> Data segment:
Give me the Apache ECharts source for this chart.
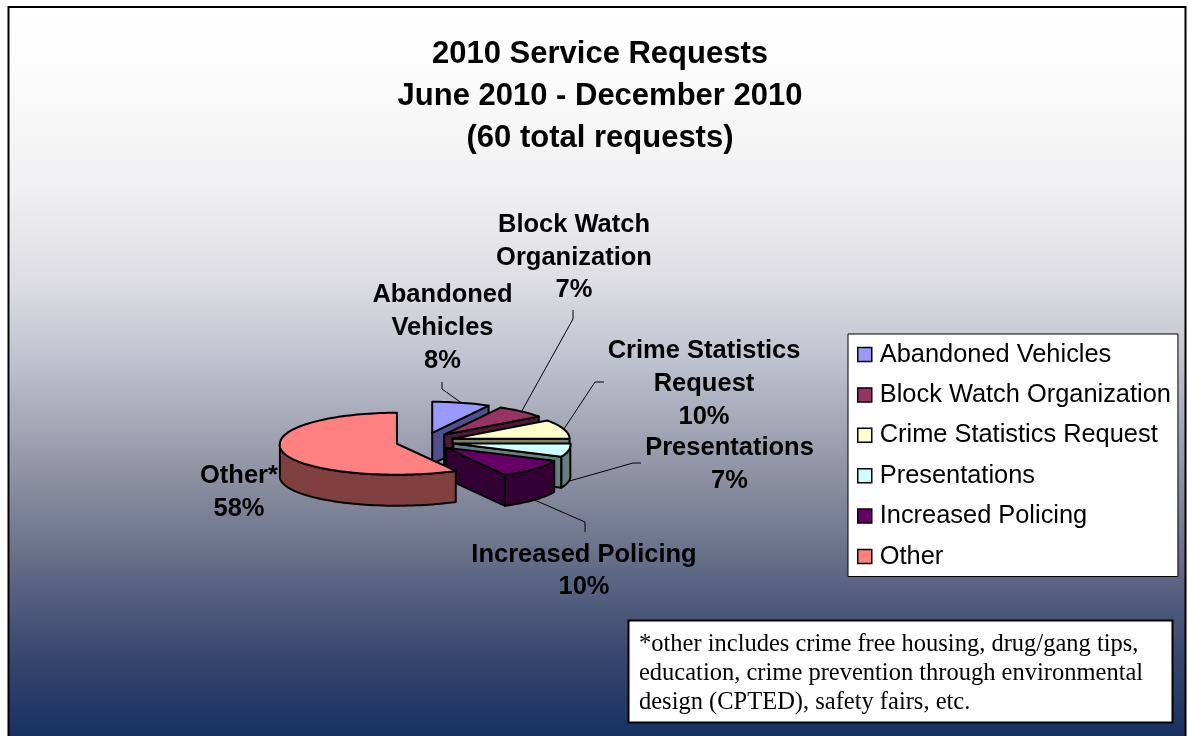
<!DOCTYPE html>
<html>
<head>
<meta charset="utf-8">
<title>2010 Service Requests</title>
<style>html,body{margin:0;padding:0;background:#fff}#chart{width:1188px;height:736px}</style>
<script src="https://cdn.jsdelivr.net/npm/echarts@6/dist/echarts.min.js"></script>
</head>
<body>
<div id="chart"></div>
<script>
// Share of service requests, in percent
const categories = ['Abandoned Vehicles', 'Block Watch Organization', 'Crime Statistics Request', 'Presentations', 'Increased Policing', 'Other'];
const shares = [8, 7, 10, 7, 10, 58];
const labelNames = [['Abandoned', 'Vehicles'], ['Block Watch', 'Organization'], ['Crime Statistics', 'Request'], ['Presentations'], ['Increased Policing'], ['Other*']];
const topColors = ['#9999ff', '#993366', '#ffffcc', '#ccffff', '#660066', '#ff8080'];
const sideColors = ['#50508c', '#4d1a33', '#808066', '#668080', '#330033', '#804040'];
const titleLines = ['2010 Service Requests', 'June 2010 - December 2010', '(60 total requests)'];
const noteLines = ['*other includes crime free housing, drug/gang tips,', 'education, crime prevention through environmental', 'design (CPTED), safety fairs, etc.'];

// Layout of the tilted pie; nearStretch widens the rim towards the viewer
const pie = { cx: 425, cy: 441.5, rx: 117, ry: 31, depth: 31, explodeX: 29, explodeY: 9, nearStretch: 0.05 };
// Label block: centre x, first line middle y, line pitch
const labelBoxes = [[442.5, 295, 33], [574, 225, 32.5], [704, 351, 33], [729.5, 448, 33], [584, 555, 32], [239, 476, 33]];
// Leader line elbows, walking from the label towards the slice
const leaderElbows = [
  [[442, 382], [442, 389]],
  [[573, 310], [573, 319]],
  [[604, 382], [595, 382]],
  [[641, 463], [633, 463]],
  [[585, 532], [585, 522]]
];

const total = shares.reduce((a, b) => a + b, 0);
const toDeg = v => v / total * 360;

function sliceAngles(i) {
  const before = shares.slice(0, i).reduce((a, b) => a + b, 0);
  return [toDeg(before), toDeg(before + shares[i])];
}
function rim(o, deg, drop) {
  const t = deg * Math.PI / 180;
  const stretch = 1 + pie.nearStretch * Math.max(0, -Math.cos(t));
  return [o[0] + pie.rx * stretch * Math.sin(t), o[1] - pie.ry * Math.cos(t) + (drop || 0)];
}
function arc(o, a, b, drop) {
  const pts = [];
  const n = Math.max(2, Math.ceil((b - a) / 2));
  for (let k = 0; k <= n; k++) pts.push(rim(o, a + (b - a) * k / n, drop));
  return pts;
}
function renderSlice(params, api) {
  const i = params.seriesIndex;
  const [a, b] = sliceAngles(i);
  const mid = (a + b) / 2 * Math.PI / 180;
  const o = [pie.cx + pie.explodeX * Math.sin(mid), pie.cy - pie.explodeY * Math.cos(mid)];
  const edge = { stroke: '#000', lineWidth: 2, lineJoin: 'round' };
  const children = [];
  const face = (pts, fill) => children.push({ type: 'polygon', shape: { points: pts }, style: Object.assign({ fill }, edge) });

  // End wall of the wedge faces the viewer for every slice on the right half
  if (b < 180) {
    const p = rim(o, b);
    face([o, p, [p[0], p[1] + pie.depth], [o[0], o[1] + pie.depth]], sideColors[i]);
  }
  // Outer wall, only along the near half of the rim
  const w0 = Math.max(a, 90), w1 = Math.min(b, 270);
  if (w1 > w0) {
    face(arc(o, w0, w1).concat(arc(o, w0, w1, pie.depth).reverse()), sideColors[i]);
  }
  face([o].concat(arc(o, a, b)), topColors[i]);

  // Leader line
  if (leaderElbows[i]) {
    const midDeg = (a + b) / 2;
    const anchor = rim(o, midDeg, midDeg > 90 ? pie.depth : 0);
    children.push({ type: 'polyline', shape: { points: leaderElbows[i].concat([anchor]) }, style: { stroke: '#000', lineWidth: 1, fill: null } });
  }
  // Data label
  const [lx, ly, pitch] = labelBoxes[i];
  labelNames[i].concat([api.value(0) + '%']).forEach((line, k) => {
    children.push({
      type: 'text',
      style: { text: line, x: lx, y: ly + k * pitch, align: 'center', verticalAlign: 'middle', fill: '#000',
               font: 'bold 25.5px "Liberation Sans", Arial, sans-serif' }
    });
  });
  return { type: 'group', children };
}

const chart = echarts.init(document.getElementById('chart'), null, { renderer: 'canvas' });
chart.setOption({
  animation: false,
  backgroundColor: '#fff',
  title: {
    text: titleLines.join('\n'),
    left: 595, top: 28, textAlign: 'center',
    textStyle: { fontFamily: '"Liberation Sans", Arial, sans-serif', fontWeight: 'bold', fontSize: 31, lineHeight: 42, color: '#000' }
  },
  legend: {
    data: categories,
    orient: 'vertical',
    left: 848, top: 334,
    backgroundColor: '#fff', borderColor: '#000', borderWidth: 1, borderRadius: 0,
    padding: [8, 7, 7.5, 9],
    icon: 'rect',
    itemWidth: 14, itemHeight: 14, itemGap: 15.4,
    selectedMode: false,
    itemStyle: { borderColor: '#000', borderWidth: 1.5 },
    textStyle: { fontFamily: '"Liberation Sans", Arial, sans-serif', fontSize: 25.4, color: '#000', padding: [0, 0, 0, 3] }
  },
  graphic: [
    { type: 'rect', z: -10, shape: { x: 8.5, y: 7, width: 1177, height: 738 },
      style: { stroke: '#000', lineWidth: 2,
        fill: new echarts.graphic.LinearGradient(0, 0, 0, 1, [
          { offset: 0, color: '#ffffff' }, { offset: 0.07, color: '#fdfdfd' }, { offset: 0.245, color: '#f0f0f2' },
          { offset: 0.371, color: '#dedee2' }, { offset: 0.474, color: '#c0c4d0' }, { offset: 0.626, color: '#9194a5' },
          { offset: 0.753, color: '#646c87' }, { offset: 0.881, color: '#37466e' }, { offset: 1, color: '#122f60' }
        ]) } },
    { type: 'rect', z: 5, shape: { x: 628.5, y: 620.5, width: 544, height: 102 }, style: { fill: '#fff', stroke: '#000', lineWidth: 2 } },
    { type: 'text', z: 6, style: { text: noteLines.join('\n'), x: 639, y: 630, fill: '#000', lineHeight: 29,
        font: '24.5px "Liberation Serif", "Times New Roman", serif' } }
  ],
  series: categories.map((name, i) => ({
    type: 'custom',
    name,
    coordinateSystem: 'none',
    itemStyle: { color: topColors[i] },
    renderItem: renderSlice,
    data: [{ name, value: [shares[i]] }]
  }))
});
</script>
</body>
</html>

> Problem statement: Keep the pictures out of the copy and write out the data exactly as it stands.

> Completed task:
Give me the Apache ECharts source for this chart.
<!DOCTYPE html>
<html>
<head>
<meta charset="utf-8">
<title>2010 Service Requests</title>
<style>html,body{margin:0;padding:0;background:#fff}#chart{width:1188px;height:736px}</style>
<script src="https://cdn.jsdelivr.net/npm/echarts@6/dist/echarts.min.js"></script>
</head>
<body>
<div id="chart"></div>
<script>
// Share of service requests, in percent
const categories = ['Abandoned Vehicles', 'Block Watch Organization', 'Crime Statistics Request', 'Presentations', 'Increased Policing', 'Other'];
const shares = [8, 7, 10, 7, 10, 58];
const labelNames = [['Abandoned', 'Vehicles'], ['Block Watch', 'Organization'], ['Crime Statistics', 'Request'], ['Presentations'], ['Increased Policing'], ['Other*']];
const topColors = ['#9999ff', '#993366', '#ffffcc', '#ccffff', '#660066', '#ff8080'];
const sideColors = ['#50508c', '#4d1a33', '#808066', '#668080', '#330033', '#804040'];
const titleLines = ['2010 Service Requests', 'June 2010 - December 2010', '(60 total requests)'];
const noteLines = ['*other includes crime free housing, drug/gang tips,', 'education, crime prevention through environmental', 'design (CPTED), safety fairs, etc.'];

// Layout of the tilted pie; nearStretch widens the rim towards the viewer
const pie = { cx: 425, cy: 441.5, rx: 117, ry: 31, depth: 31, explodeX: 29, explodeY: 9, nearStretch: 0.05 };
// Label block: centre x, first line middle y, line pitch
const labelBoxes = [[442.5, 295, 33], [574, 225, 32.5], [704, 351, 33], [729.5, 448, 33], [584, 555, 32], [239, 476, 33]];
// Leader line elbows, walking from the label towards the slice
const leaderElbows = [
  [[442, 382], [442, 389]],
  [[573, 310], [573, 319]],
  [[604, 382], [595, 382]],
  [[641, 463], [633, 463]],
  [[585, 532], [585, 522]]
];

const total = shares.reduce((a, b) => a + b, 0);
const toDeg = v => v / total * 360;

function sliceAngles(i) {
  const before = shares.slice(0, i).reduce((a, b) => a + b, 0);
  return [toDeg(before), toDeg(before + shares[i])];
}
function rim(o, deg, drop) {
  const t = deg * Math.PI / 180;
  const stretch = 1 + pie.nearStretch * Math.max(0, -Math.cos(t));
  return [o[0] + pie.rx * stretch * Math.sin(t), o[1] - pie.ry * Math.cos(t) + (drop || 0)];
}
function arc(o, a, b, drop) {
  const pts = [];
  const n = Math.max(2, Math.ceil((b - a) / 2));
  for (let k = 0; k <= n; k++) pts.push(rim(o, a + (b - a) * k / n, drop));
  return pts;
}
function renderSlice(params, api) {
  const i = params.seriesIndex;
  const [a, b] = sliceAngles(i);
  const mid = (a + b) / 2 * Math.PI / 180;
  const o = [pie.cx + pie.explodeX * Math.sin(mid), pie.cy - pie.explodeY * Math.cos(mid)];
  const edge = { stroke: '#000', lineWidth: 2, lineJoin: 'round' };
  const children = [];
  const face = (pts, fill) => children.push({ type: 'polygon', shape: { points: pts }, style: Object.assign({ fill }, edge) });

  // End wall of the wedge faces the viewer for every slice on the right half
  if (b < 180) {
    const p = rim(o, b);
    face([o, p, [p[0], p[1] + pie.depth], [o[0], o[1] + pie.depth]], sideColors[i]);
  }
  // Outer wall, only along the near half of the rim
  const w0 = Math.max(a, 90), w1 = Math.min(b, 270);
  if (w1 > w0) {
    face(arc(o, w0, w1).concat(arc(o, w0, w1, pie.depth).reverse()), sideColors[i]);
  }
  face([o].concat(arc(o, a, b)), topColors[i]);

  // Leader line
  if (leaderElbows[i]) {
    const midDeg = (a + b) / 2;
    const anchor = rim(o, midDeg, midDeg > 90 ? pie.depth : 0);
    children.push({ type: 'polyline', shape: { points: leaderElbows[i].concat([anchor]) }, style: { stroke: '#000', lineWidth: 1, fill: null } });
  }
  // Data label
  const [lx, ly, pitch] = labelBoxes[i];
  labelNames[i].concat([api.value(0) + '%']).forEach((line, k) => {
    children.push({
      type: 'text',
      style: { text: line, x: lx, y: ly + k * pitch, align: 'center', verticalAlign: 'middle', fill: '#000',
               font: 'bold 25.5px "Liberation Sans", Arial, sans-serif' }
    });
  });
  return { type: 'group', children };
}

const chart = echarts.init(document.getElementById('chart'), null, { renderer: 'canvas' });
chart.setOption({
  animation: false,
  backgroundColor: '#fff',
  title: {
    text: titleLines.join('\n'),
    left: 595, top: 28, textAlign: 'center',
    textStyle: { fontFamily: '"Liberation Sans", Arial, sans-serif', fontWeight: 'bold', fontSize: 31, lineHeight: 42, color: '#000' }
  },
  legend: {
    data: categories,
    orient: 'vertical',
    left: 848, top: 334,
    backgroundColor: '#fff', borderColor: '#000', borderWidth: 1, borderRadius: 0,
    padding: [8, 7, 7.5, 9],
    icon: 'rect',
    itemWidth: 14, itemHeight: 14, itemGap: 15.4,
    selectedMode: false,
    itemStyle: { borderColor: '#000', borderWidth: 1.5 },
    textStyle: { fontFamily: '"Liberation Sans", Arial, sans-serif', fontSize: 25.4, color: '#000', padding: [0, 0, 0, 3] }
  },
  graphic: [
    { type: 'rect', z: -10, shape: { x: 8.5, y: 7, width: 1177, height: 738 },
      style: { stroke: '#000', lineWidth: 2,
        fill: new echarts.graphic.LinearGradient(0, 0, 0, 1, [
          { offset: 0, color: '#ffffff' }, { offset: 0.07, color: '#fdfdfd' }, { offset: 0.245, color: '#f0f0f2' },
          { offset: 0.371, color: '#dedee2' }, { offset: 0.474, color: '#c0c4d0' }, { offset: 0.626, color: '#9194a5' },
          { offset: 0.753, color: '#646c87' }, { offset: 0.881, color: '#37466e' }, { offset: 1, color: '#122f60' }
        ]) } },
    { type: 'rect', z: 5, shape: { x: 628.5, y: 620.5, width: 544, height: 102 }, style: { fill: '#fff', stroke: '#000', lineWidth: 2 } },
    { type: 'text', z: 6, style: { text: noteLines.join('\n'), x: 639, y: 630, fill: '#000', lineHeight: 29,
        font: '24.5px "Liberation Serif", "Times New Roman", serif' } }
  ],
  series: categories.map((name, i) => ({
    type: 'custom',
    name,
    coordinateSystem: 'none',
    itemStyle: { color: topColors[i] },
    renderItem: renderSlice,
    data: [{ name, value: [shares[i]] }]
  }))
});
</script>
</body>
</html>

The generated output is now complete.